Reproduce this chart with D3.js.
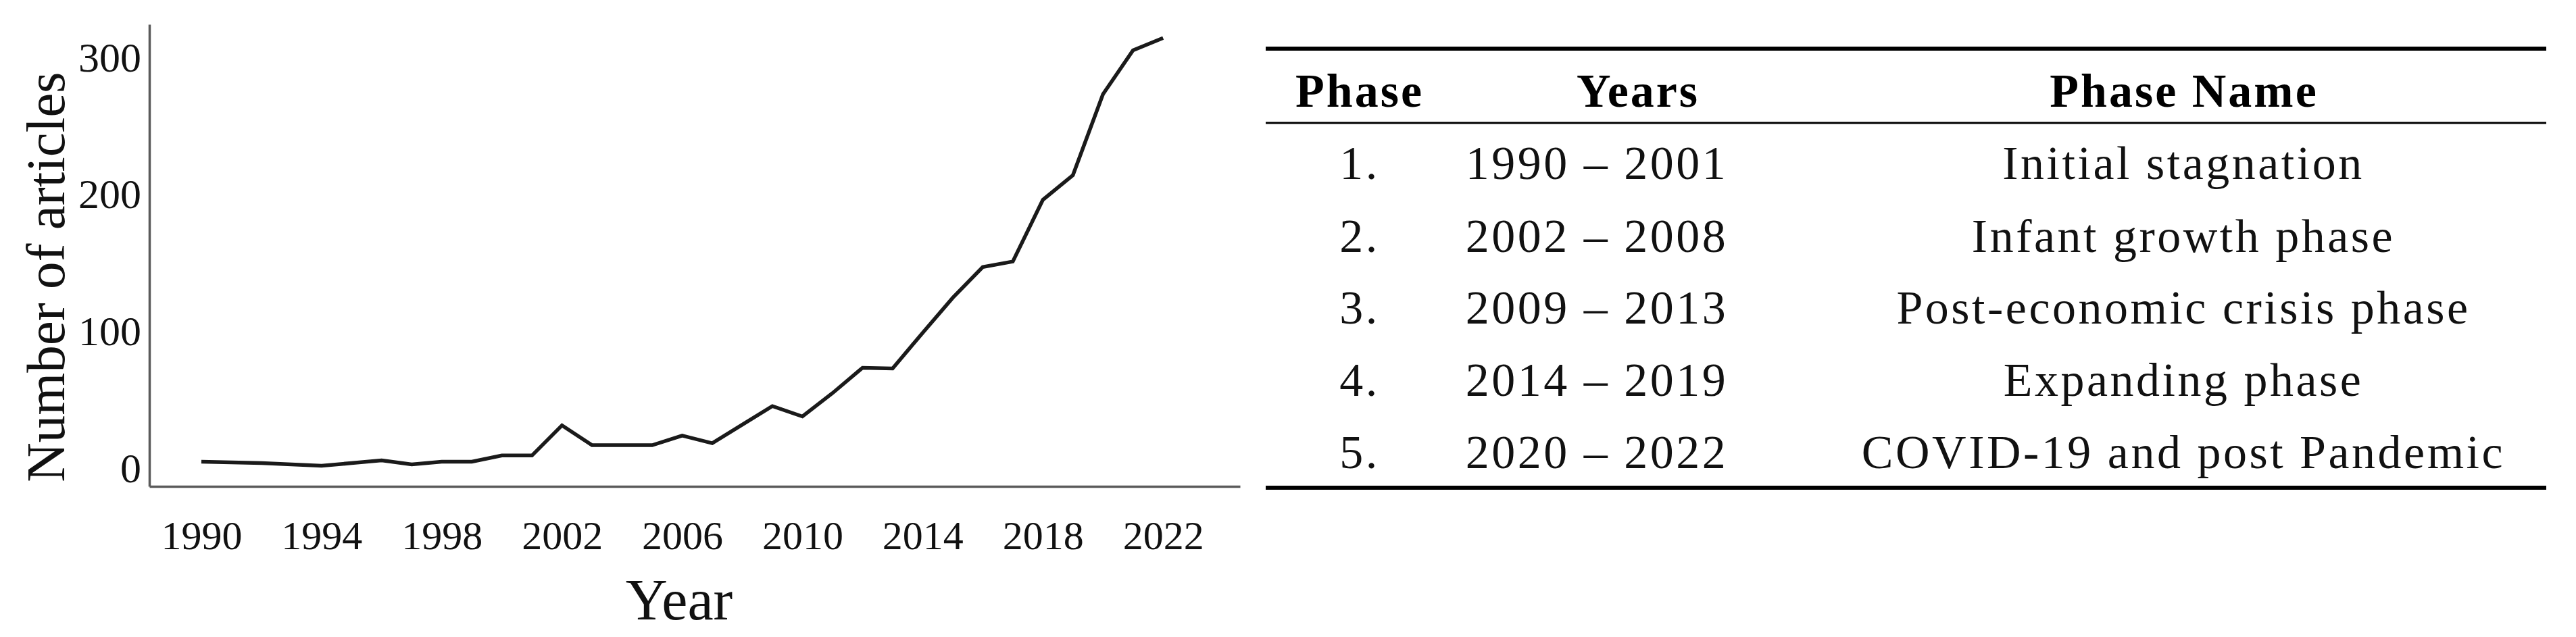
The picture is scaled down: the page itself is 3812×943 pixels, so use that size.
<!DOCTYPE html>
<html>
<head>
<meta charset="utf-8">
<script src="https://cdn.jsdelivr.net/npm/d3@7"></script>
<style>
  html, body { margin: 0; padding: 0; background: #fff; }
  svg { display: block; }
</style>
</head>
<body>
<svg id="chart" width="3812" height="943"></svg>
<script>
// ---- data ----
const years = [1990,1991,1992,1993,1994,1995,1996,1997,1998,1999,2000,2001,2002,2003,2004,2005,2006,2007,2008,2009,2010,2011,2012,2013,2014,2015,2016,2017,2018,2019,2020,2021,2022];
const articles = [4,3.5,3,2,1,3,5,2,4,4,8.5,8.5,30.5,16,16,16,23,17.5,31,44.5,37,54,72.5,72,98,123.5,146,150,195,213,272,304,313];
const xTicks = [1990,1994,1998,2002,2006,2010,2014,2018,2022];
const yTicks = [0,100,200,300];
const xTitle = "Year";
const yTitle = "Number of articles";

const tableHeaders = ["Phase", "Years", "Phase Name"];
const phaseNumbers = ["1.", "2.", "3.", "4.", "5."];
const phaseYears = ["1990 \u2013 2001", "2002 \u2013 2008", "2009 \u2013 2013", "2014 \u2013 2019", "2020 \u2013 2022"];
const phaseNames = ["Initial stagnation", "Infant growth phase", "Post-economic crisis phase", "Expanding phase", "COVID-19 and post Pandemic"];

// ---- chart ----
const svg = d3.select("#chart");
const serif = "'Liberation Serif', 'Times New Roman', serif";

const x = d3.scaleLinear().domain([1988.27, 2024.56]).range([221, 1835]);
const y = d3.scaleLinear().domain([-14, 323]).range([720, 36]);

// x axis
const gx = svg.append("g").attr("transform", `translate(0,${y.range()[0]})`)
  .call(d3.axisBottom(x).tickValues(xTicks).tickFormat(d3.format("d")).tickSize(0).tickSizeOuter(0));
gx.select(".domain").attr("stroke", "#5a5a5a").attr("stroke-width", 3.5);
gx.selectAll("text").attr("font-family", serif).attr("font-size", 60).attr("fill", "#111")
  .attr("y", 50).attr("dy", "0.71em");

// y axis
const gy = svg.append("g").attr("transform", `translate(${x.range()[0]},0)`)
  .call(d3.axisLeft(y).tickValues(yTicks).tickSize(0).tickSizeOuter(0));
gy.select(".domain").attr("stroke", "#5a5a5a").attr("stroke-width", 3.5);
gy.selectAll("text").attr("font-family", serif).attr("font-size", 62).attr("fill", "#111")
  .attr("x", -12).attr("dy", "0.36em");

// line
const line = d3.line().x((d, i) => x(years[i])).y(d => y(d));
svg.append("path").datum(articles)
  .attr("d", line)
  .attr("fill", "none")
  .attr("stroke", "#1a1a1a")
  .attr("stroke-width", 5.5)
  .attr("stroke-linejoin", "miter");

// axis titles
svg.append("text").text(xTitle)
  .attr("x", 1005).attr("y", 917)
  .attr("text-anchor", "middle")
  .attr("font-family", serif).attr("font-size", 86).attr("fill", "#111");

svg.append("text").text(yTitle)
  .attr("transform", "translate(95,410) rotate(-90)")
  .attr("text-anchor", "middle")
  .attr("font-family", serif).attr("font-size", 81).attr("fill", "#111");

// ---- table ----
const tableFont = "'Liberation Serif', 'Times New Roman', serif";
const colX = [2012, 2363, 3231];
const headerX = [2012, 2424, 3232];
const tLeft = 1873, tRight = 3768;
const rowBase = [265, 373, 479, 586, 693];

const tbl = svg.append("g");
tbl.append("line").attr("x1", tLeft).attr("x2", tRight).attr("y1", 72).attr("y2", 72)
  .attr("stroke", "#000").attr("stroke-width", 6);
tbl.append("line").attr("x1", tLeft).attr("x2", tRight).attr("y1", 182).attr("y2", 182)
  .attr("stroke", "#000").attr("stroke-width", 3);
tbl.append("line").attr("x1", tLeft).attr("x2", tRight).attr("y1", 722).attr("y2", 722)
  .attr("stroke", "#000").attr("stroke-width", 6);

tbl.selectAll("text.hdr").data(tableHeaders).join("text")
  .attr("class", "hdr")
  .text(d => d)
  .attr("x", (d, i) => headerX[i]).attr("y", 158)
  .attr("text-anchor", "middle")
  .attr("font-family", tableFont).attr("font-weight", "bold")
  .attr("font-size", 70).attr("letter-spacing", "3px").attr("fill", "#000");

const cols = [phaseNumbers, phaseYears, phaseNames];
cols.forEach((col, ci) => {
  tbl.selectAll(`text.c${ci}`).data(col).join("text")
    .attr("class", `c${ci}`)
    .text(d => d)
    .attr("x", colX[ci]).attr("y", (d, i) => rowBase[i])
    .attr("text-anchor", "middle")
    .attr("font-family", tableFont)
    .attr("font-size", 70).attr("letter-spacing", "3.5px").attr("fill", "#111");
});
</script>
</body>
</html>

- - -

Task brief
Report every line in the data above in which the word "chart" appears.

Complete answer
Reproduce this chart with D3.js.
<svg id="chart" width="3812" height="943"></svg>
// ---- chart ----
const svg = d3.select("#chart");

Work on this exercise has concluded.